- Some say SBP's comments on demand compression and raising policy rate are in contradiction
In a development that took markets by surprise, the Monetary Policy Committee (MPC) of the State Bank of Pakistan (SBP) raised the key interest rate by 100bps, taking it to 16%, the highest since 1998 when it stood at 16.5%.
Ahead of the monetary policy announcement, majority of market participants polled had expected the central bank to maintain status quo at 15%.
"This decision reflects the MPC’s view that inflationary pressures have proven to be stronger and more persistent than expected. It is aimed at ensuring that elevated inflation does not become entrenched and that risks to financial stability are contained, thus paving the way for higher growth on a more sustainable basis," the MPC said in its statement on Friday.

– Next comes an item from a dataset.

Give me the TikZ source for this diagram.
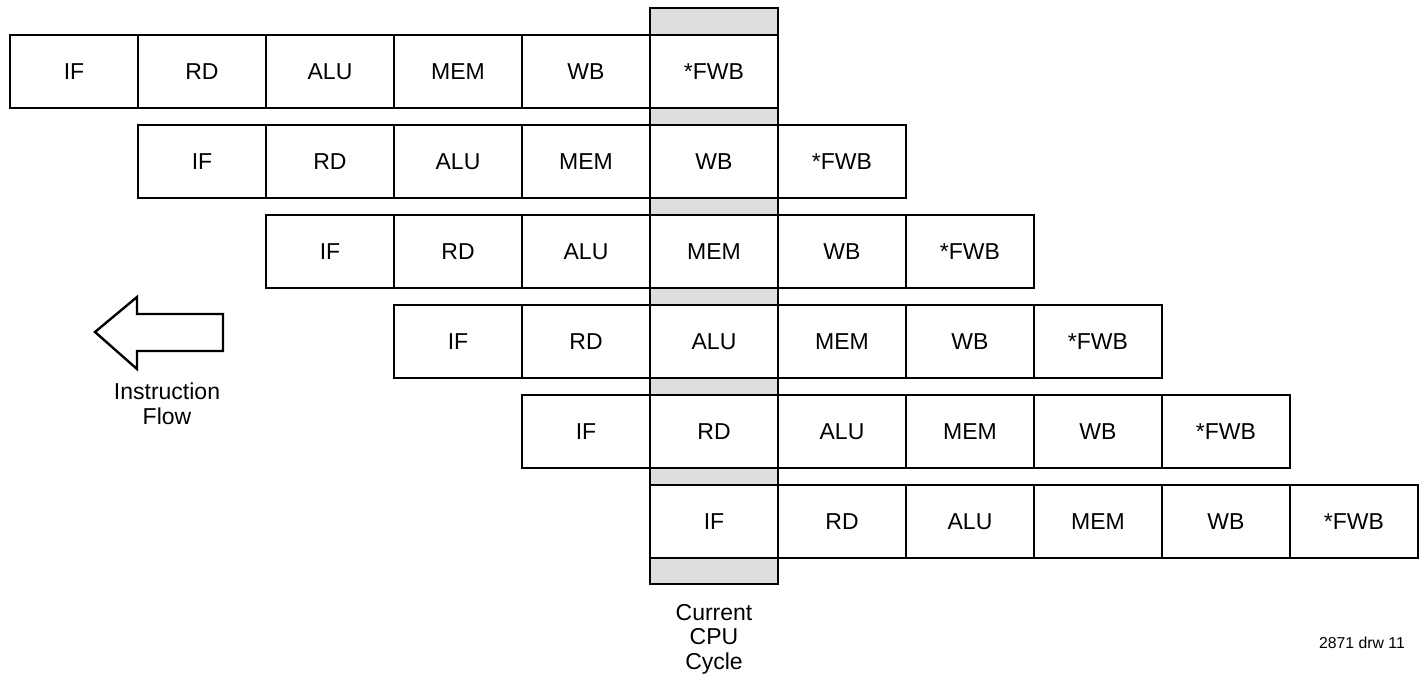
\documentclass[tikz,border=0pt]{standalone}
\usepackage{fontspec}
\setmainfont{Liberation Sans}
\definecolor{cyclegray}{RGB}{222,222,222}

\begin{document}
\begin{tikzpicture}[x=1pt,y=-1pt,
  stage/.style={draw,fill=white,line width=2.4pt,minimum width=128pt,minimum height=73pt,inner sep=0pt,text height=16.5pt,text depth=0pt,font=\fontsize{23}{26}\selectfont},
  note/.style={align=center,inner sep=0pt,font=\fontsize{23}{24.5}\selectfont}]
\useasboundingbox (0,0) rectangle (1427,674);

% current cycle column
\filldraw [fill=cyclegray,line width=2.4pt] (650,8) rectangle (778,584);

% pipeline rows
\foreach \r in {0,...,5}{
  \foreach \s [count=\j from 0] in {IF,RD,ALU,MEM,WB,*FWB}{
    \node [stage] (c\r\j) at ({74+128*(\r+\j)},{71.5+90*\r}) {\s};
  }
}

% instruction flow arrow
\draw [line width=2.4pt,line join=miter] (95,332)--(137,297)--(137,314)--(223,314)--(223,351)--(137,351)--(137,369)--cycle;
\node [note] (flow) at (167,404) {Instruction\\Flow};

\node [note] (cycle) at (714,639) {Current\\CPU\\Cycle};
\node [inner sep=0pt,font=\fontsize{15.8}{18}\selectfont] (drw) at (1362,643) {2871 drw 11};

\end{tikzpicture}
\end{document}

Read the detailed story here: SBP raises key interest rate by 100bps, takes it to 16%
“Looks like the SBP remains more concerned with rising inflation,” said Mohammed Sohail, CEO Topline Securities, in a note.
“Moreover, (International Monetary Fund) IMF talks for the next tranche are delayed which may have also compelled the committee to take this step to fight inflation."
Business Recorder also reached out to other market experts for their reaction after the announcement.
Fahad Rauf, Head of Research at Ismail Iqbal Securities Limited, said the SBP's decision contradicts points raised by the MPC.
“It seems that pressure from the IMF has driven this decision. SBP's statements point towards demand-compression. A rate hike will only suppress it further," Rauf told Business Recorder.
“The central bank is too focused on inflation. It used to take into account the overall economic scenario — not just inflation.
"The SBP says economic demand, credit demand and GDP growth has slowed. What would the central bank achieve with a rate hike?"
Rauf said financing cost would increase, and dent the corporate sector's bottom-line.
“This would further accelerate economic slowdown,” he said. “Markets including equities are likely to react negatively."
Similar views were expressed by the Pakistan Business Council (PBC), as it believed that the rate hike would negatively impact the formal sector.
"The 100bps increase in policy rate is not supported by MPC’s Policy Statement which acknowledges demand compression and attributes inflation to cost and supply side issues. The unjustified increase will further impact the formal sector suffering from import curbs," PBC tweeted.
Saad Khan, Head of Research at IGI Securities, expressed concern over the change in SBP's stance pertaining to inflation numbers, after the MPC revised upwards its inflation projections for FY23.
“Globally, inflation is decreasing now. However, it seems that the SBP expects higher inflation in Pakistan, especially through energy bills."
The market analyst said Large Scale Manufacturing (LSM) is already declining in the country after the LSM Index which peaked to 153.6 in March dropped to 115 in September.
“The decision would choke credit liquidity in the domestic market, denting the industrial sector further,” he said.
On the other hand, Tahir Abbas, Head of Research at Arif Habib Limited (AHL), said global and domestic supply shocks, as well as energy tariff adjustments elevated inflation projections of the MPC at a time when external account challenges continue.
"This necessitated a 100bps hike," he said.
Samiullah Tariq, Head of Research and Development at Pakistan Kuwait Investment Company Limited, said the central bank decision was "unexpected".
“I think it is unexpected when you see analysts' expectations, but in line with global central banks,” said Tariq.
Earlier this month, the US Federal Reserve raised its policy rate to a range of 3.75%-4%, its fourth straight 75-basis-point interest-rate hike, as it seeks to rein in demand for goods, services, and labor so as to reduce inflation that's running more than three times the Fed's 2% target.
Subsequently, the Bank of England increased Bank Rate to 3% from 2.25% and warned that the British economy might not grow for another two years.
Sana Tawfik, vice-president research and a senior analyst at AHL, too expressed “surprise” over the SBPs decision.
This is “followed by continued external account challenges, and lastly projections for GDP growth of 2% and current account deficit of 3% of GDP for FY23 shared in the last policy have been maintained after incorporating the Post-Disaster Needs Assessment of the floods”, she said.